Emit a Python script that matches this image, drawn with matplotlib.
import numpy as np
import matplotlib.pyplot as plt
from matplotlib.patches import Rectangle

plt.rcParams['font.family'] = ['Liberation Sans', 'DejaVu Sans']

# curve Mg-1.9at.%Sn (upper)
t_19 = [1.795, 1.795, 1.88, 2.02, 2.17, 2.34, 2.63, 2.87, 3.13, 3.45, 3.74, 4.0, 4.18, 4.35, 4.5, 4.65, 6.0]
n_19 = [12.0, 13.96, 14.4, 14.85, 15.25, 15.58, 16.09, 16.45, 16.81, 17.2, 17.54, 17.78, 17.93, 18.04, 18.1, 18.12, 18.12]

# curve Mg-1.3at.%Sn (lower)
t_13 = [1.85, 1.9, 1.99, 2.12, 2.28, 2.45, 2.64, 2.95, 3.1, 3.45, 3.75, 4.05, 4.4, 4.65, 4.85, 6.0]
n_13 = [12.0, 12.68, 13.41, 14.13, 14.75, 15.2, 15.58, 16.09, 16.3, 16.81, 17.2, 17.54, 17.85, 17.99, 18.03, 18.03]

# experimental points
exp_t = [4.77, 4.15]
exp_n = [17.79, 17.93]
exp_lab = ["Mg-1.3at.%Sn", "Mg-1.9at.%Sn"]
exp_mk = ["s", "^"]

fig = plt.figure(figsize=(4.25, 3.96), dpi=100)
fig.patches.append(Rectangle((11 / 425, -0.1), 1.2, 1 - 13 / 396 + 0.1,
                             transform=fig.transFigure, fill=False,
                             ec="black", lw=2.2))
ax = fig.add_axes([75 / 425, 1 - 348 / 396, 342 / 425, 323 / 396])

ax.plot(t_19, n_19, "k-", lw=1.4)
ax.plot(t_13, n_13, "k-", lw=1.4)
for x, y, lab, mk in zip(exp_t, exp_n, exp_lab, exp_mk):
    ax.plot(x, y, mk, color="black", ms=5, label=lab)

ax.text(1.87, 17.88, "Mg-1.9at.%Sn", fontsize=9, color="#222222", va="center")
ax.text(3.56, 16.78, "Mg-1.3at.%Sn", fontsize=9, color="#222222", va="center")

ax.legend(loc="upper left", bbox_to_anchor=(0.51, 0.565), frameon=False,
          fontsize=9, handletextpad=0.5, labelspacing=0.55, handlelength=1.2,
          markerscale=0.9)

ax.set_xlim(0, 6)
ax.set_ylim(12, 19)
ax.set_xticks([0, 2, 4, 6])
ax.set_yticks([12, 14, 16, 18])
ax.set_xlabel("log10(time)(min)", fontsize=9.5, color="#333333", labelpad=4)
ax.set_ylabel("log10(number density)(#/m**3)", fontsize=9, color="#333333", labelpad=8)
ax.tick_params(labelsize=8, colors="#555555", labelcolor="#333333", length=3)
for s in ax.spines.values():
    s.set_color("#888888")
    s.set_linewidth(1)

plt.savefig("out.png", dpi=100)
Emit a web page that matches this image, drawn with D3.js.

----

WHAT YOU SHOULD DO
Repeat the entries above exactly, beginning at their first line and ending with the line that contains "18.1, 18.12, 18.12]", with nothing added.

SOLUTION TO THIS TASK
Emit a Python script that matches this image, drawn with matplotlib.
import numpy as np
import matplotlib.pyplot as plt
from matplotlib.patches import Rectangle

plt.rcParams['font.family'] = ['Liberation Sans', 'DejaVu Sans']

# curve Mg-1.9at.%Sn (upper)
t_19 = [1.795, 1.795, 1.88, 2.02, 2.17, 2.34, 2.63, 2.87, 3.13, 3.45, 3.74, 4.0, 4.18, 4.35, 4.5, 4.65, 6.0]
n_19 = [12.0, 13.96, 14.4, 14.85, 15.25, 15.58, 16.09, 16.45, 16.81, 17.2, 17.54, 17.78, 17.93, 18.04, 18.1, 18.12, 18.12]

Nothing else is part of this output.